■ Dataset content ■
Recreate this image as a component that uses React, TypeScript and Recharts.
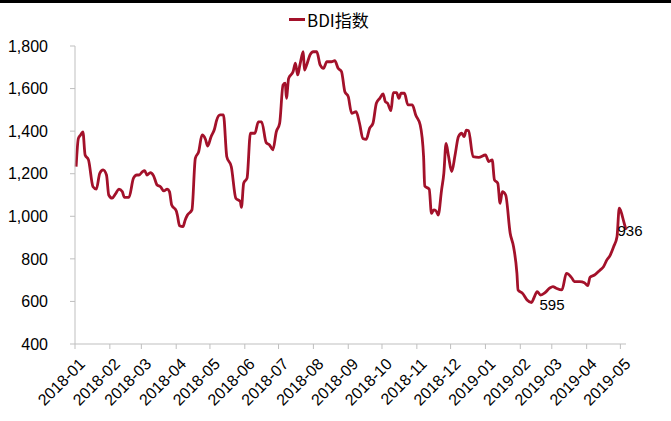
import { LineChart, Line, XAxis, YAxis, LabelList } from "recharts";

// Baltic Dry Index, 2018-01 .. 2019-05
const dates = [
  "2018-01-02", "2018-01-04", "2018-01-06", "2018-01-08", "2018-01-10", "2018-01-13",
  "2018-01-17", "2018-01-20", "2018-01-23", "2018-01-26", "2018-01-29", "2018-01-31",
  "2018-02-03", "2018-02-06", "2018-02-09", "2018-02-12", "2018-02-14", "2018-02-18",
  "2018-02-22", "2018-02-25", "2018-02-27", "2018-03-02", "2018-03-04", "2018-03-06",
  "2018-03-09", "2018-03-12", "2018-03-15", "2018-03-18", "2018-03-21", "2018-03-24",
  "2018-03-26", "2018-03-28", "2018-04-01", "2018-04-02", "2018-04-04", "2018-04-07",
  "2018-04-09", "2018-04-11", "2018-04-15", "2018-04-18", "2018-04-21", "2018-04-24",
  "2018-04-27", "2018-04-29", "2018-05-02", "2018-05-05", "2018-05-07", "2018-05-10",
  "2018-05-13", "2018-05-16", "2018-05-20", "2018-05-24", "2018-05-28", "2018-05-29",
  "2018-05-31", "2018-06-03", "2018-06-06", "2018-06-10", "2018-06-13", "2018-06-16",
  "2018-06-20", "2018-06-23", "2018-06-26", "2018-06-29", "2018-07-02", "2018-07-05",
  "2018-07-07", "2018-07-08", "2018-07-10", "2018-07-14", "2018-07-16", "2018-07-18",
  "2018-07-20", "2018-07-23", "2018-07-24", "2018-07-26", "2018-07-29", "2018-08-01",
  "2018-08-04", "2018-08-07", "2018-08-10", "2018-08-13", "2018-08-17", "2018-08-20",
  "2018-08-23", "2018-08-26", "2018-08-29", "2018-09-01", "2018-09-04", "2018-09-08",
  "2018-09-11", "2018-09-14", "2018-09-17", "2018-09-20", "2018-09-23", "2018-09-26",
  "2018-09-29", "2018-10-02", "2018-10-04", "2018-10-06", "2018-10-09", "2018-10-11",
  "2018-10-14", "2018-10-16", "2018-10-18", "2018-10-21", "2018-10-24", "2018-10-28",
  "2018-10-31", "2018-11-04", "2018-11-07", "2018-11-08", "2018-11-12", "2018-11-14",
  "2018-11-16", "2018-11-18", "2018-11-20", "2018-11-23", "2018-11-25", "2018-11-27",
  "2018-11-29", "2018-12-02", "2018-12-05", "2018-12-08", "2018-12-11", "2018-12-13",
  "2018-12-15", "2018-12-17", "2018-12-21", "2018-12-26", "2019-01-01", "2019-01-04",
  "2019-01-07", "2019-01-09", "2019-01-12", "2019-01-14", "2019-01-16", "2019-01-19",
  "2019-01-23", "2019-01-26", "2019-01-29", "2019-01-30", "2019-02-03", "2019-02-07",
  "2019-02-11", "2019-02-13", "2019-02-16", "2019-02-19", "2019-02-23", "2019-02-27",
  "2019-03-02", "2019-03-05", "2019-03-10", "2019-03-14", "2019-03-19", "2019-03-21",
  "2019-03-26", "2019-03-30", "2019-04-02", "2019-04-04", "2019-04-08", "2019-04-13",
  "2019-04-16", "2019-04-19", "2019-04-22", "2019-04-25", "2019-04-28", "2019-04-30",
  "2019-05-01", "2019-05-04", "2019-05-06",
];

const bdi = [
  1233, 1366, 1382, 1397, 1288, 1265,
  1139, 1128, 1202, 1218, 1194, 1100,
  1085, 1105, 1128, 1116, 1089, 1089,
  1179, 1194, 1194, 1210, 1214, 1194,
  1205, 1189, 1147, 1139, 1119, 1128,
  1116, 1053, 1026, 1006, 955, 951,
  983, 1006, 1030, 1272, 1304, 1382,
  1362, 1330, 1374, 1409, 1452, 1476,
  1476, 1280, 1233, 1085, 1069, 1042,
  1155, 1179, 1390, 1390, 1444, 1444,
  1346, 1335, 1312, 1397, 1437, 1617,
  1625, 1554, 1648, 1680, 1719, 1664,
  1711, 1773, 1687, 1711, 1758, 1773,
  1773, 1711, 1695, 1726, 1726, 1731,
  1695, 1680, 1585, 1562, 1484, 1491,
  1437, 1366, 1362, 1413, 1437, 1531,
  1554, 1575, 1538, 1531, 1496, 1581,
  1581, 1554, 1578, 1578, 1523, 1523,
  1476, 1429, 1280, 1142, 1127, 1014,
  1030, 1026, 1006, 1124, 1202, 1343,
  1288, 1210, 1288, 1374, 1390, 1374,
  1405, 1402, 1280, 1277, 1288, 1257,
  1265, 1171, 1155, 1061, 1116, 1100,
  920, 857, 732, 654, 638, 607,
  595, 615, 646, 630, 641, 662,
  670, 662, 654, 732, 709, 693,
  693, 688, 674, 714, 724, 748,
  763, 795, 818, 857, 904, 1038,
  1030, 975, 936,
];

const monthTicks = [
  "2018-01", "2018-02", "2018-03", "2018-04", "2018-05", "2018-06", "2018-07",
  "2018-08", "2018-09", "2018-10", "2018-11", "2018-12", "2019-01", "2019-02",
  "2019-03", "2019-04", "2019-05",
];

const yTicks = [400, 600, 800, 1000, 1200, 1400, 1600, 1800];

const ORIGIN = Date.UTC(2018, 0, 1);
const dayOf = (s: string) => Math.round((Date.parse(s) - ORIGIN) / 86400000);

const data = dates.map((d, i) => ({ t: dayOf(d), date: d, bdi: bdi[i] }));
const tickDays = monthTicks.map((m) => dayOf(m + "-01"));
const labelOf: Record<number, string> = {};
tickDays.forEach((d, i) => (labelOf[d] = monthTicks[i]));

const minIdx = bdi.indexOf(Math.min(...bdi));
const lastIdx = bdi.length - 1;

const RED = "#A3112A";
const AXIS = "#BFBFBF";
const FONT = "'Liberation Sans', Arial, sans-serif";

function MonthTick({ x, y, payload }: any) {
  return (
    <text
      transform={`translate(${x + 4},${y + 7}) rotate(-45)`}
      textAnchor="end"
      fontSize={16}
      fontFamily={FONT}
      fill="#000"
      dy={10}
    >
      {labelOf[payload.value]}
    </text>
  );
}

function PointLabel({ x, y, value, index }: any) {
  if (index === minIdx) {
    return (
      <text x={x + 8} y={y + 8} fontSize={15} fontFamily={FONT} fill="#000">
        {value}
      </text>
    );
  }
  if (index === lastIdx) {
    return (
      <text x={x + 4} y={y + 6} textAnchor="middle" fontSize={15} fontFamily={FONT} fill="#000">
        {value}
      </text>
    );
  }
  return null;
}

export default function App() {
  return (
    <div style={{ position: "relative", width: 671, height: 421, background: "#fff" }}>
      <style>{`body{margin:0}`}</style>
      <div
        style={{ position: "absolute", top: 0, left: 0, width: 671, height: 3, background: "#000" }}
      />
      <div
        style={{
          position: "absolute",
          top: 7,
          left: 289,
          display: "flex",
          alignItems: "center",
          gap: 2,
          fontFamily: "'Noto Sans CJK SC', sans-serif",
          fontSize: 17,
          color: "#000",
        }}
      >
        <span style={{ display: "inline-block", width: 16, height: 3, background: RED }} />
        <span>BDI指数</span>
      </div>
      <LineChart
        width={671}
        height={421}
        data={data}
        margin={{ top: 46, right: 45, left: 0, bottom: 0 }}
      >
        <XAxis
          dataKey="t"
          type="number"
          domain={[0, 490]}
          ticks={tickDays}
          interval={0}
          tick={<MonthTick />}
          height={77}
          tickSize={5}
          stroke={AXIS}
          tickLine={{ stroke: AXIS }}
        />
        <YAxis
          type="number"
          domain={[400, 1800]}
          ticks={yTicks}
          interval={0}
          width={75}
          tickSize={5}
          tickMargin={22}
          stroke={AXIS}
          tickLine={{ stroke: AXIS }}
          tick={{ fill: "#000", fontSize: 16, fontFamily: FONT }}
          tickFormatter={(v: number) => v.toLocaleString("en-US")}
        />
        <Line
          type="monotone"
          dataKey="bdi"
          stroke={RED}
          strokeWidth={2.8}
          dot={false}
          isAnimationActive={false}
        >
          <LabelList dataKey="bdi" content={<PointLabel />} />
        </Line>
      </LineChart>
    </div>
  );
}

■ Directions for this task ■
Copy nothing but the lines from the top of the material through the line holding "XAxis, YAxis, LabelList", exactly as written; omit pictures.

■ Output of the exercise ■
Recreate this image as a component that uses React, TypeScript and Recharts.
import { LineChart, Line, XAxis, YAxis, LabelList } from "recharts";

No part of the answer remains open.